Обнимаю Вас и от души поздравляю с вчерашним днем.
МЦ.
— А жаль, что Иван Алексеевич вчера не прочел стихи — все ждали. Но также видели, как устал.
Приписка на полях:
Р. S. Только что получила из Последних Новостей обратно рукопись „Два Лесных Царя“ (гётевский и Жуковский — сопоставление текстов и выводы: всё очень членораздельно) — с таким письмом: — „Ваше интересное филологическое исследование совершенно не газетно, т. е. оно — для нескольких избранных читателей, а для газеты — это невозможная роскошь“.
Но Лесного Царя учили — все! Даже — двух. Но Лесному Царю уже полтораста лет, а волнует как в первый день. Но всё пройдет, все пройдут, а Лесной Царь — останется![973]
Мои дела — отчаянные. Я не умею писать, как нравится Милюкову. И Рудневу. Они мне сами НЕ нравятся!
16-го января 1934 г.
Clamart (Seine)
10, Rue Lazare Carnot
Умница Вы моя! Больше чем умница, — человек с прозорливым сердцем: Ваш последний возглас о Белом попал — как нож острием попадает в стол и чудом держится — в мою строку:
— Такая, как он без моих слов увидел ее: высокая, с высокой, даже вознесенной шеей, над которой точеные выступы подбородка и рта, о которых — гениальной формулой, раз-навсегда Hoffmansthal:
Sie hielt den Becher in der Hand.
Ihr Kinn und Mund glich seinem Rand…[974]
Это — о девушке, любившей Белого, когда я была маленькой и о которой (о любви которой) он узнал только 14 лет спустя, от меня…
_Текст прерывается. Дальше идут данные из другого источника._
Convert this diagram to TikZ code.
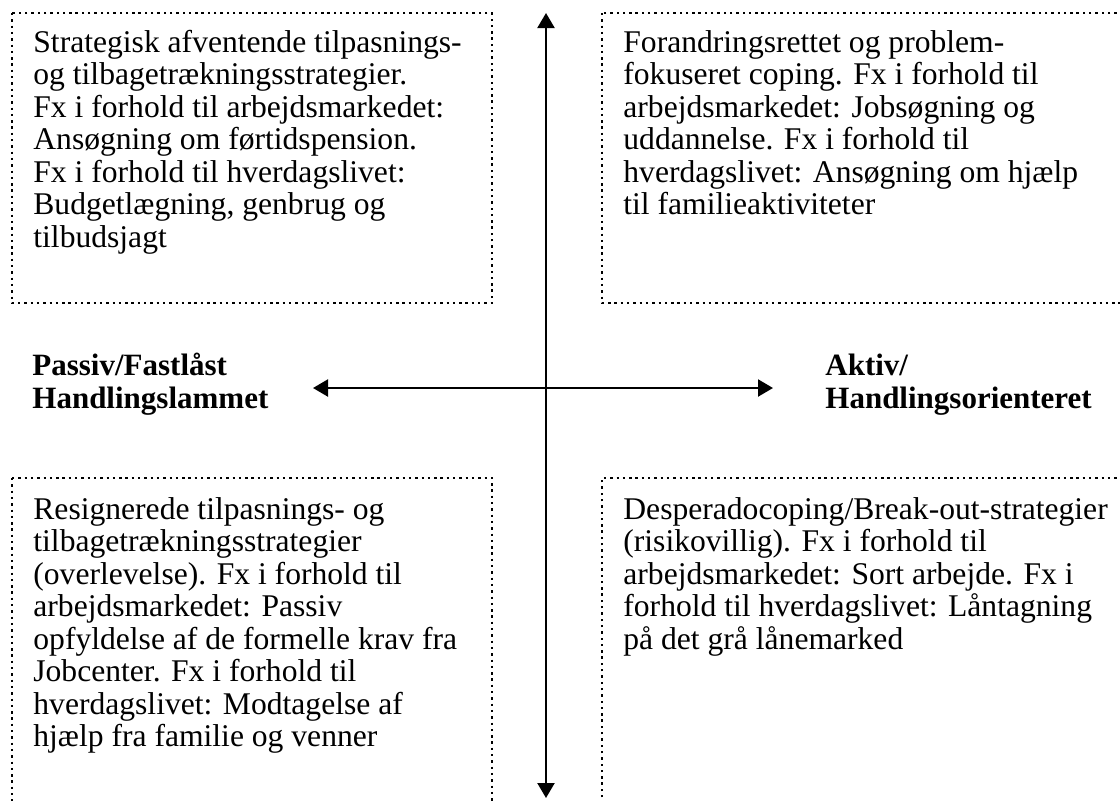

Я сейчас пишу о Белом, çа me hante.[975] Так как я всегда всё (душевно) обскакиваю, я уже слышу, как будут говорить, а м. б. и писать, что я превращаюсь в какую-нибудь плакальщицу.
Сбоку, рядом со вторым абзацем, написано:
Писала и видела — Вас.
5-го февраля 1934 г.
Clamart (Seine)
10, Rue Lazare Carnal
Дорогая Вера,
Разрываюсь между ежеутренним желанием писать Вам и таким же ежеутренним — писать о Белом, а время одно, и его катастрофически мало: проводив Мура в 81/2 ч. — у меня моего времени только 2 часа на уборку, топку, варку и писанье. Вы понимаете как всё это делается (по молниеносности и плохости!). Потом — провести его подышать, потом завтрак, потом посуда, потом опять в школу, и опять из школы, и поить его чаем, и т.